In Anonymous’s imagination, Alcott is an embittered soul who has never forgiven her father for his foolishness, nor gotten over the fact that she’s the sole source of income for the Alcotts. She badmouths her books as unserious trash, bemoaning that she could do more:

Too often I have found myself diminished by the company of Famous Men to praise them. Had I been but relieved of the burden of supporting the entire legions of Alcotts with my earnings, I could have written novels and poems to equal their best—of that I am most confident. Instead of greatness, I lingered at the Trough of Rubbish too long, achieving only a shining of tin, not the glimmering of gold. But it is too late for me to be concerned with such matters. Time sorts out all writers, revealing each for what they truly were. I only hope that I shall be remembered as much for what I did not achieve as for what I did.

There’s so much tenderness here: Anonymous’s love and respect for his/her subject is plain. The author also seems to write through the book, through the narrator in this passage, as if acknowledging, in some metatextual move, the book’s own novelty status, pointing out that the book, a shaky Grey cash-in, is in some way a part of the Trough of Rubbish, but also that there’s more here too.

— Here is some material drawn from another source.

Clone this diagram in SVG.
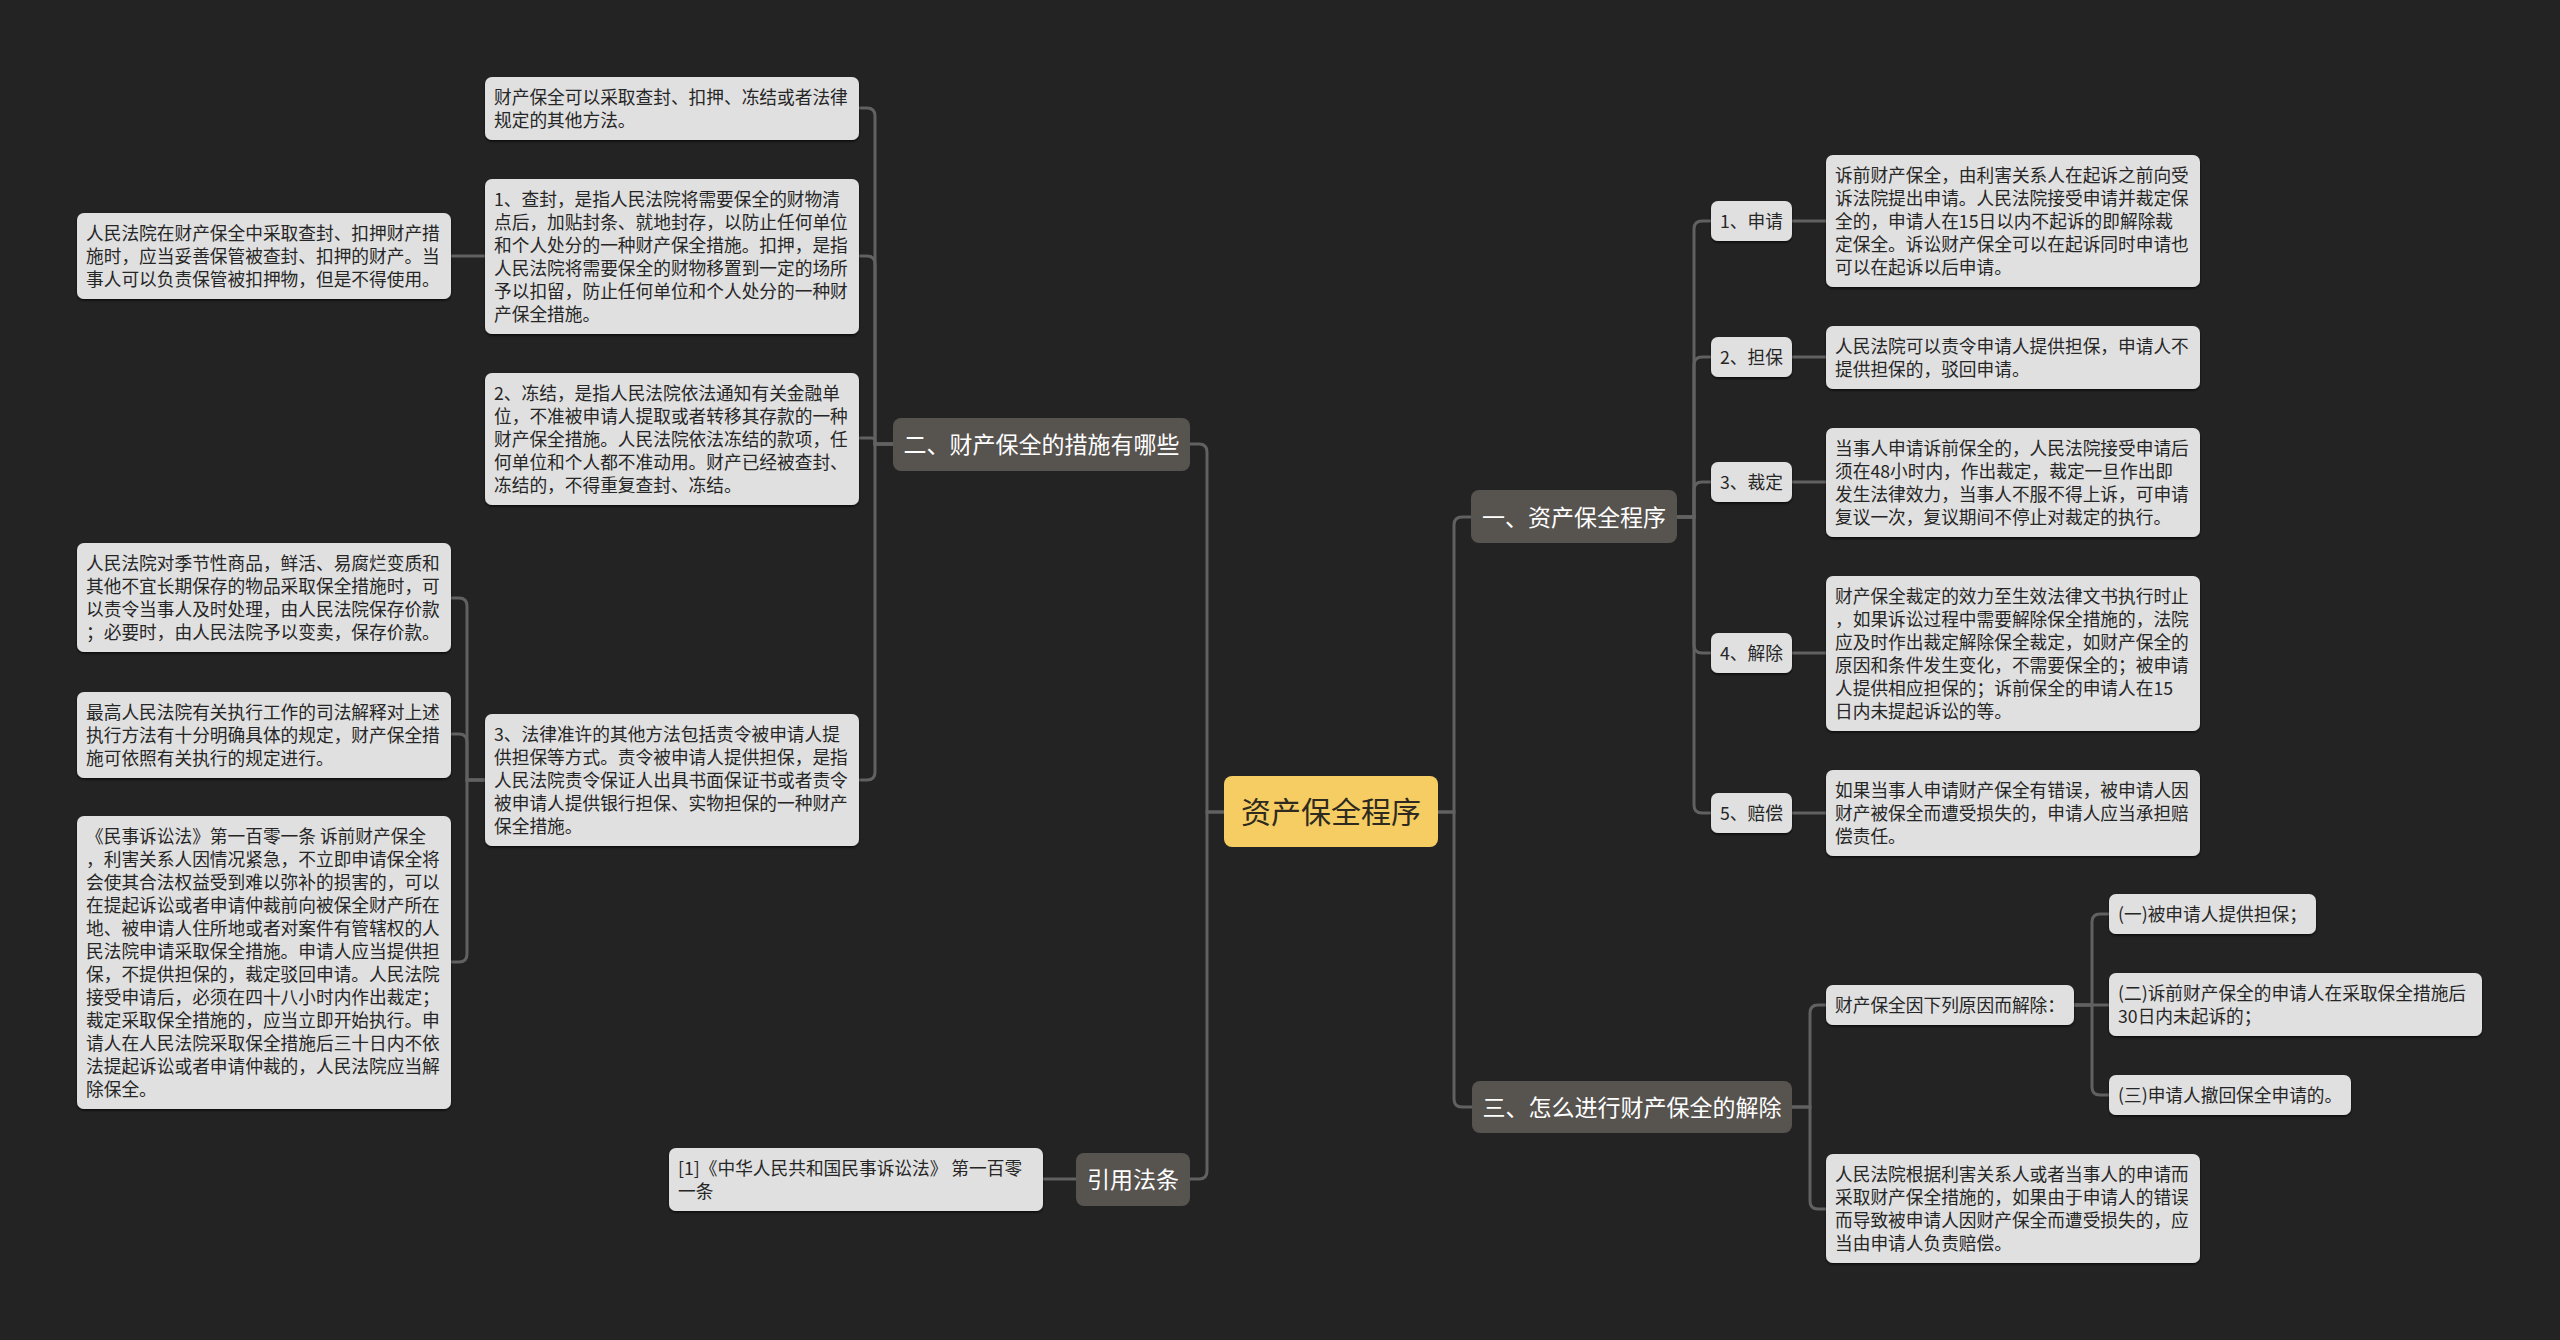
<svg xmlns="http://www.w3.org/2000/svg" width="2560" height="1340" viewBox="0 0 2560 1340">
<defs>
<style>
.bg{fill:#232323}
.c{fill:none;stroke:#616161;stroke-width:3}
.leaf{fill:#e0e0e0;filter:url(#sh)}
.br{fill:#57534f}
.root{fill:#f5cd62}
.t{font-family:"Noto Sans CJK SC","Liberation Sans",sans-serif;font-size:17.7px;fill:#262626}
.tb{font-family:"Noto Sans CJK SC","Liberation Sans",sans-serif;font-size:23px;fill:#ffffff;text-anchor:middle}
.tr{font-family:"Noto Sans CJK SC","Liberation Sans",sans-serif;font-size:30px;fill:#2e2a20;text-anchor:middle}
.m{text-anchor:middle}
</style>
<filter id="sh" x="-5%" y="-10%" width="110%" height="130%">
<feDropShadow dx="0" dy="1.5" stdDeviation="1" flood-color="#000" flood-opacity="0.7"/>
</filter>
</defs>
<rect class="bg" x="0" y="0" width="2560" height="1340"/>
<g id="connectors">
<path class="c" d="M1224 812H1207V452Q1207 444 1199 444H1190"/>
<path class="c" d="M1224 812H1207V1171Q1207 1179 1199 1179H1190"/>
<path class="c" d="M1438 812H1454V525Q1454 517 1462 517H1471"/>
<path class="c" d="M1438 812H1454V1099Q1454 1107 1462 1107H1472"/>
<path class="c" d="M1677 517H1694V229Q1694 221 1702 221H1711"/>
<path class="c" d="M1677 517H1694V365Q1694 357 1702 357H1711"/>
<path class="c" d="M1677 517H1694V490Q1694 482 1702 482H1711"/>
<path class="c" d="M1677 517H1694V645Q1694 653 1702 653H1711"/>
<path class="c" d="M1677 517H1694V805Q1694 813 1702 813H1711"/>
<path class="c" d="M1792 221H1826"/>
<path class="c" d="M1792 357H1826"/>
<path class="c" d="M1792 482H1826"/>
<path class="c" d="M1792 653H1826"/>
<path class="c" d="M1792 813H1826"/>
<path class="c" d="M1792 1107H1810V1013Q1810 1005 1818 1005H1826"/>
<path class="c" d="M1792 1107H1810V1201Q1810 1209 1818 1209H1826"/>
<path class="c" d="M2074 1005H2092V922Q2092 914 2100 914H2109"/>
<path class="c" d="M2074 1005H2109"/>
<path class="c" d="M2074 1005H2092V1087Q2092 1095 2100 1095H2109"/>
<path class="c" d="M893 444H875V116Q875 108 867 108H859"/>
<path class="c" d="M893 444H875V264Q875 256 867 256H859"/>
<path class="c" d="M893 444H875V441Q875 438 872 438H859"/>
<path class="c" d="M893 444H875V772Q875 780 867 780H859"/>
<path class="c" d="M485 780H467V606Q467 598 459 598H451"/>
<path class="c" d="M485 780H467V742Q467 734 459 734H451"/>
<path class="c" d="M485 780H467V954Q467 962 459 962H451"/>
<path class="c" d="M485 256H451"/>
<path class="c" d="M1076 1179H1043"/>
</g>
<g id="root">
<rect class="root" x="1224" y="776" width="214" height="71" rx="8"/>
<text class="tr" x="1331" y="823">资产保全程序</text>
</g>
<g id="b2">
<rect class="br" x="893" y="418" width="297" height="53" rx="8"/>
<text class="tb" x="1041.5" y="452.5">二、财产保全的措施有哪些</text>
</g>
<g id="b1">
<rect class="br" x="1471" y="490" width="206" height="53" rx="8"/>
<text class="tb" x="1574" y="525.5">一、资产保全程序</text>
</g>
<g id="b3">
<rect class="br" x="1472" y="1081" width="320" height="52" rx="8"/>
<text class="tb" x="1632" y="1115.5">三、怎么进行财产保全的解除</text>
</g>
<g id="b4">
<rect class="br" x="1076" y="1153" width="114" height="53" rx="8"/>
<text class="tb" x="1133" y="1187.5">引用法条</text>
</g>
<g id="cite">
<rect class="leaf" x="669" y="1148" width="374" height="63" rx="7"/>
<text class="t" x="678"><tspan x="678" y="1175">[1]《中华人民共和国民事诉讼法》 第一百零</tspan><tspan x="678" y="1198">一条</tspan></text>
</g>
<g id="a">
<rect class="leaf" x="485" y="77" width="374" height="63" rx="7"/>
<text class="t"><tspan x="494" y="104">财产保全可以采取查封、扣押、冻结或者法律</tspan><tspan x="494" y="127">规定的其他方法。</tspan></text>
</g>
<g id="b">
<rect class="leaf" x="485" y="179" width="374" height="155" rx="7"/>
<text class="t"><tspan x="494" y="206">1、查封，是指人民法院将需要保全的财物清</tspan><tspan x="494" y="229">点后，加贴封条、就地封存，以防止任何单位</tspan><tspan x="494" y="252">和个人处分的一种财产保全措施。扣押，是指</tspan><tspan x="494" y="275">人民法院将需要保全的财物移置到一定的场所</tspan><tspan x="494" y="298">予以扣留，防止任何单位和个人处分的一种财</tspan><tspan x="494" y="321">产保全措施。</tspan></text>
</g>
<g id="cnode">
<rect class="leaf" x="485" y="373" width="374" height="132" rx="7"/>
<text class="t"><tspan x="494" y="400">2、冻结，是指人民法院依法通知有关金融单</tspan><tspan x="494" y="423">位，不准被申请人提取或者转移其存款的一种</tspan><tspan x="494" y="446">财产保全措施。人民法院依法冻结的款项，任</tspan><tspan x="494" y="469">何单位和个人都不准动用。财产已经被查封、</tspan><tspan x="494" y="492">冻结的，不得重复查封、冻结。</tspan></text>
</g>
<g id="d">
<rect class="leaf" x="485" y="714" width="374" height="132" rx="7"/>
<text class="t"><tspan x="494" y="741">3、法律准许的其他方法包括责令被申请人提</tspan><tspan x="494" y="764">供担保等方式。责令被申请人提供担保，是指</tspan><tspan x="494" y="787">人民法院责令保证人出具书面保证书或者责令</tspan><tspan x="494" y="810">被申请人提供银行担保、实物担保的一种财产</tspan><tspan x="494" y="833">保全措施。</tspan></text>
</g>
<g id="l1">
<rect class="leaf" x="77" y="213" width="374" height="86" rx="7"/>
<text class="t"><tspan x="86" y="240">人民法院在财产保全中采取查封、扣押财产措</tspan><tspan x="86" y="263">施时，应当妥善保管被查封、扣押的财产。当</tspan><tspan x="86" y="286">事人可以负责保管被扣押物，但是不得使用。</tspan></text>
</g>
<g id="l2">
<rect class="leaf" x="77" y="543" width="374" height="109" rx="7"/>
<text class="t"><tspan x="86" y="570">人民法院对季节性商品，鲜活、易腐烂变质和</tspan><tspan x="86" y="593">其他不宜长期保存的物品采取保全措施时，可</tspan><tspan x="86" y="616">以责令当事人及时处理，由人民法院保存价款</tspan><tspan x="86" y="639">；必要时，由人民法院予以变卖，保存价款。</tspan></text>
</g>
<g id="l3">
<rect class="leaf" x="77" y="692" width="374" height="86" rx="7"/>
<text class="t"><tspan x="86" y="719">最高人民法院有关执行工作的司法解释对上述</tspan><tspan x="86" y="742">执行方法有十分明确具体的规定，财产保全措</tspan><tspan x="86" y="765">施可依照有关执行的规定进行。</tspan></text>
</g>
<g id="l4">
<rect class="leaf" x="77" y="816" width="374" height="293" rx="7"/>
<text class="t"><tspan x="86" y="843">《民事诉讼法》第一百零一条 诉前财产保全</tspan><tspan x="86" y="866">，利害关系人因情况紧急，不立即申请保全将</tspan><tspan x="86" y="889">会使其合法权益受到难以弥补的损害的，可以</tspan><tspan x="86" y="912">在提起诉讼或者申请仲裁前向被保全财产所在</tspan><tspan x="86" y="935">地、被申请人住所地或者对案件有管辖权的人</tspan><tspan x="86" y="958">民法院申请采取保全措施。申请人应当提供担</tspan><tspan x="86" y="981">保，不提供担保的，裁定驳回申请。人民法院</tspan><tspan x="86" y="1004">接受申请后，必须在四十八小时内作出裁定；</tspan><tspan x="86" y="1027">裁定采取保全措施的，应当立即开始执行。申</tspan><tspan x="86" y="1050">请人在人民法院采取保全措施后三十日内不依</tspan><tspan x="86" y="1073">法提起诉讼或者申请仲裁的，人民法院应当解</tspan><tspan x="86" y="1096">除保全。</tspan></text>
</g>
<g id="n1">
<rect class="leaf" x="1711" y="201" width="81" height="40" rx="7"/>
<text class="t m" x="1751.5" y="227.5">1、申请</text>
</g>
<g id="n2">
<rect class="leaf" x="1711" y="337" width="81" height="40" rx="7"/>
<text class="t m" x="1751.5" y="363.5">2、担保</text>
</g>
<g id="n3">
<rect class="leaf" x="1711" y="462" width="81" height="40" rx="7"/>
<text class="t m" x="1751.5" y="488.5">3、裁定</text>
</g>
<g id="n4">
<rect class="leaf" x="1711" y="633" width="81" height="40" rx="7"/>
<text class="t m" x="1751.5" y="659.5">4、解除</text>
</g>
<g id="n5">
<rect class="leaf" x="1711" y="793" width="81" height="40" rx="7"/>
<text class="t m" x="1751.5" y="819.5">5、赔偿</text>
</g>
<g id="r1">
<rect class="leaf" x="1826" y="155" width="374" height="132" rx="7"/>
<text class="t"><tspan x="1835" y="182">诉前财产保全，由利害关系人在起诉之前向受</tspan><tspan x="1835" y="205">诉法院提出申请。人民法院接受申请并裁定保</tspan><tspan x="1835" y="228">全的，申请人在15日以内不起诉的即解除裁</tspan><tspan x="1835" y="251">定保全。诉讼财产保全可以在起诉同时申请也</tspan><tspan x="1835" y="274">可以在起诉以后申请。</tspan></text>
</g>
<g id="r2">
<rect class="leaf" x="1826" y="326" width="374" height="63" rx="7"/>
<text class="t"><tspan x="1835" y="353">人民法院可以责令申请人提供担保，申请人不</tspan><tspan x="1835" y="376">提供担保的，驳回申请。</tspan></text>
</g>
<g id="r3">
<rect class="leaf" x="1826" y="428" width="374" height="109" rx="7"/>
<text class="t"><tspan x="1835" y="455">当事人申请诉前保全的，人民法院接受申请后</tspan><tspan x="1835" y="478">须在48小时内，作出裁定，裁定一旦作出即</tspan><tspan x="1835" y="501">发生法律效力，当事人不服不得上诉，可申请</tspan><tspan x="1835" y="524">复议一次，复议期间不停止对裁定的执行。</tspan></text>
</g>
<g id="r4">
<rect class="leaf" x="1826" y="576" width="374" height="155" rx="7"/>
<text class="t"><tspan x="1835" y="603">财产保全裁定的效力至生效法律文书执行时止</tspan><tspan x="1835" y="626">，如果诉讼过程中需要解除保全措施的，法院</tspan><tspan x="1835" y="649">应及时作出裁定解除保全裁定，如财产保全的</tspan><tspan x="1835" y="672">原因和条件发生变化，不需要保全的；被申请</tspan><tspan x="1835" y="695">人提供相应担保的；诉前保全的申请人在15</tspan><tspan x="1835" y="718">日内未提起诉讼的等。</tspan></text>
</g>
<g id="r5">
<rect class="leaf" x="1826" y="770" width="374" height="86" rx="7"/>
<text class="t"><tspan x="1835" y="797">如果当事人申请财产保全有错误，被申请人因</tspan><tspan x="1835" y="820">财产被保全而遭受损失的，申请人应当承担赔</tspan><tspan x="1835" y="843">偿责任。</tspan></text>
</g>
<g id="s0">
<rect class="leaf" x="1826" y="985" width="248" height="40" rx="7"/>
<text class="t" x="1835" y="1011.5">财产保全因下列原因而解除：</text>
</g>
<g id="s1">
<rect class="leaf" x="2109" y="894" width="207" height="40" rx="7"/>
<text class="t" x="2118" y="920.5">(一)被申请人提供担保；</text>
</g>
<g id="s2">
<rect class="leaf" x="2109" y="973" width="373" height="63" rx="7"/>
<text class="t"><tspan x="2118" y="1000">(二)诉前财产保全的申请人在采取保全措施后</tspan><tspan x="2118" y="1023">30日内未起诉的；</tspan></text>
</g>
<g id="s3">
<rect class="leaf" x="2109" y="1075" width="242" height="40" rx="7"/>
<text class="t" x="2118" y="1101.5">(三)申请人撤回保全申请的。</text>
</g>
<g id="r6">
<rect class="leaf" x="1826" y="1154" width="374" height="109" rx="7"/>
<text class="t"><tspan x="1835" y="1181">人民法院根据利害关系人或者当事人的申请而</tspan><tspan x="1835" y="1204">采取财产保全措施的，如果由于申请人的错误</tspan><tspan x="1835" y="1227">而导致被申请人因财产保全而遭受损失的，应</tspan><tspan x="1835" y="1250">当由申请人负责赔偿。</tspan></text>
</g>
</svg>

I read Fifty Shades of Louisa May in one short sitting, and found it at times amusing, if not especially erotic. I was prepared to to write it off as a silly novelty book—which perhaps it is—but there’s also a real love—and understanding—for Louisa May Alcott that comes through here. Who is it for? I’m not really sure. I’m going to guess that Fifty Shades of Grey fans will be disappointed, and fans of Little Women and its sequels will find their beloved tome trashed by Alcott herself (or at least her character). The book might work best as a primer to the American Renaissance, although I’m not sure which professor would be brash enough to stick this on her syllabus. My hope would be that Grey fans might find in Louisa May an inroad into better writers; at minimum though, they’ll at least be exposed to prose far superior to E.L. James’s trough of rubbish.

Fifty Shades of Louisa May is new in trade paperback from OR Books.